An IndexAggregateFunction is like an aggregate function in SQL, but it is evaluated with the assistance of an index. The index maintains aggregates (or partial aggregates) so that it can efficiently calculate the aggregate without having to actually scan records. The index does not typically store enough information to associate individual records back with the aggregate data and so is more like a materialized view of an aggregate scan. An IndexAggregateFunction has an operand, which is like the GROUP BY expression in SQL, separating the aggregates into several bins.

An IndexAggregateFunction is evaluated by an index maintainer. The canEvaluateAggregateFunction method is used to choose the index maintainer and then evaluateAggregateFunction to do the actual evaluation.

An ordinary value index can implement the min and max aggregate functions. The index stores values in order (possibly grouped by earlier fields on a compound index). The min is just the smallest such value and the max the largest.

The remaining index aggregate functions in the core, such as count and sum, are implemented using FoundationDB’s atomic mutations. This gives the added benefit that updates to the total do not cause transaction conflicts.

Query components

A QueryComponent is a tri-valued (true, false, unknown, as in SQL) predicate used to implement filtering in queries.

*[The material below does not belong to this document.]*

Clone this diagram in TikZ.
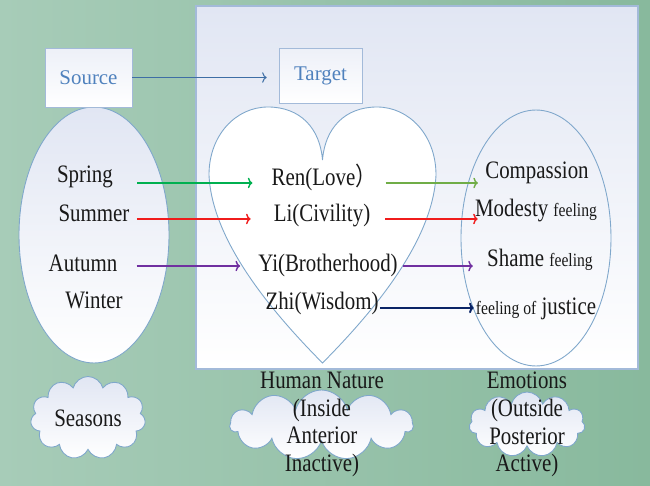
\documentclass[tikz,border=0pt]{standalone}
\usepackage{fontspec}
\setmainfont{Liberation Serif}
\newfontfamily\cjk{Noto Sans CJK SC}
\usepackage{xcolor}
\usetikzlibrary{positioning,arrows.meta,shapes.geometric,shapes.symbols}
\definecolor{bgl}{HTML}{A7CCB8}
\definecolor{bgr}{HTML}{88B99D}
\definecolor{pnl}{HTML}{E1E6F3}
\definecolor{edge}{HTML}{7FA7CB}
\definecolor{boxedge}{HTML}{A3BAD9}
\definecolor{srcblue}{HTML}{4F81BD}
\definecolor{linkblue}{HTML}{3E6EA5}
\definecolor{springg}{HTML}{00B050}
\definecolor{loveg}{HTML}{70AD47}
\definecolor{civred}{HTML}{F01C1C}
\definecolor{brpurple}{HTML}{7030A0}
\definecolor{wisnavy}{HTML}{0A2466}
\newcommand{\littletext}[1]{{\fontsize{8.9}{10}\selectfont #1}}

\begin{document}
\begin{tikzpicture}[x=0.02cm, y=-0.02cm,
        txt/.style = {font=\fontsize{11.9}{13.2}\selectfont, inner sep=0pt, text=black!90, yscale=1.2, transform shape},
        box/.style = {draw=boxedge, top color=pnl!60, bottom color=white, inner sep=0pt, text=srcblue, font=\fontsize{11.9}{14}\selectfont},
        oval/.style = {ellipse, draw=edge, line width=0.5pt, inner sep=0pt, minimum width=3cm, minimum height=5.12cm},
        puff/.style = {cloud, cloud puffs=11, cloud ignores aspect, draw=edge, line width=0.5pt, top color=pnl, bottom color=white, inner sep=0pt},
        lk/.style = {-{To[length=2.6pt, width=6pt]}, line width=0.8pt}]
    \shade[left color=bgl, right color=bgr] (0,0) rectangle (650,486);
    \useasboundingbox (0,0) rectangle (650,486);
    \path[draw=boxedge, line width=0.6pt, top color=pnl, bottom color=white] (196,6) rectangle (638,369);

    \node[oval, top color=pnl, bottom color=white] (seasons) at (94,235) {};
    \filldraw[fill=white, draw=edge, line width=0.5pt] (322.5,363)
        .. controls (270,310) and (212,240) .. (209,175)
        .. controls (209,135) and (236,107) .. (268,107)
        .. controls (300,107) and (320,128) .. (322.5,160)
        .. controls (325,128) and (345,107) .. (377,107)
        .. controls (409,107) and (436,135) .. (436,175)
        .. controls (433,240) and (375,310) .. (322.5,363) -- cycle;
    \node[oval] (emotions) at (536,238) {};

    \node[box, minimum width=1.74cm, minimum height=1.18cm] (src) at (88.5,77.5) {Source};
    \node[box, minimum width=1.66cm, minimum height=1.1cm] (tgt) at (320.5,75.5) {Target};
    \draw[lk, linkblue, line width=0.6pt, shorten >=6.8pt] (src.east) -- (src.east -| tgt.west);

    \node[txt] (spring) at (85,177) {Spring};
    \node[txt] (summer) at (94,213) {Summer};
    \node[txt] (autumn) at (83,263) {Autumn};
    \node[txt] (winter) at (94,300) {Winter};
    \node[txt] (ren) at (324,177) {Ren(Love{\cjk ）}};
    \node[txt] (li) at (322,216) {Li(Civility)};
    \node[txt] (yi) at (328,265) {Yi(Brotherhood)};
    \node[txt] (zhi) at (322,303) {Zhi(Wisdom)};
    \node[txt] (comp) at (537,173) {Compassion};
    \node[txt] (mod) at (536,211) {Modesty \littletext{feeling}};
    \node[txt] (shame) at (540,260) {Shame \littletext{feeling}};
    \node[txt] (just) at (536,309) {\littletext{feeling of} justice};

    \foreach \a/\b/\c/\d/\s/\e in {spring/ren/springg/3.4pt/13.6pt/10.8pt,
            summer/li/civred/3.4pt/4pt/13pt, autumn/yi/brpurple/1.7pt/10.8pt/10.2pt,
            ren/comp/loveg/3.4pt/5.1pt/4pt, li/mod/civred/1.7pt/8.5pt/-1.7pt,
            yi/shame/brpurple/0.6pt/2.8pt/8pt}
        \draw[lk, \c, shorten <=\s, shorten >=\e] ([yshift=-\d]\a.east) -- ([yshift=-\d]\a.east -| \b.west);
    \draw[lk, wisnavy, line width=1.1pt, shorten <=0.6pt, shorten >=1.1pt] ([yshift=-2.8pt]zhi.east) -- ([yshift=-2.8pt]zhi.east -| just.west);

    \node[puff, minimum width=2.3cm, minimum height=1.66cm] (seasoncloud) at (88,418) {};
    \node[puff, minimum width=3.66cm, minimum height=1.4cm] (naturecloud) at (321.5,425) {};
    \node[puff, minimum width=2.32cm, minimum height=1.3cm] (emotioncloud) at (527,424.5) {};
    \node[txt] (seasontxt) at (seasoncloud) {Seasons};
    \node[txt, align=center] (naturetxt) at (322,424.5) {Human Nature\\(Inside\\Anterior\\Inactive)};
    \node[txt, align=center] (emotiontxt) at (527,424.5) {Emotions\\(Outside\\Posterior\\Active)};
\end{tikzpicture}
\end{document}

It is invoked with the record and a context of parameter bindings.

Query execution plan elements

A query plan is a tree of RecordQueryPlan. The plan’s execute method returns a RecordCursor of queried records. For the root of the tree, these records are the result of the query. For the leaves, the plan element will open a cursor that scans records from the record store, usually through a secondary index. The intermediate plan elements execute their children, take the cursors that result and filter, buffer, or combine them in some way.

A RecordCursor is an asynchronous form of iterator based on CompletableFuture. Execution of a tree of RecordQueryPlan produces a tree of RecordCursor. A new RecordQueryPlan implementation might require a new implementation of RecordCursor.

Since FoundationDB is optimized for throughput more than individual latency, it is important to keep a reasonable amount of database work outstanding. The core set of RecordCursor implementations include mapPipelined and flatMapPipelined, which turn input cursor elements into futures and sub-streams, respectively, keeping a specified number of elements outstanding ahead of where the cursor itself has generated results.

RecordQueryPlan.execute and RecordCursors must also support continuations, which are opaque byte strings used to identify a position in the stream at which the cursor can continue again, possibly in a different transaction. Since all the normal leaf elements and cursors support continuations, implementing them for a new cursor usually means combining the continuation state of child cursors when generating a continuation and then splitting the combined continuation into initial continuations for the child sub-plans when resuming execution.

Query planner rules

Making the query planner extensible is being tracked as issue #274.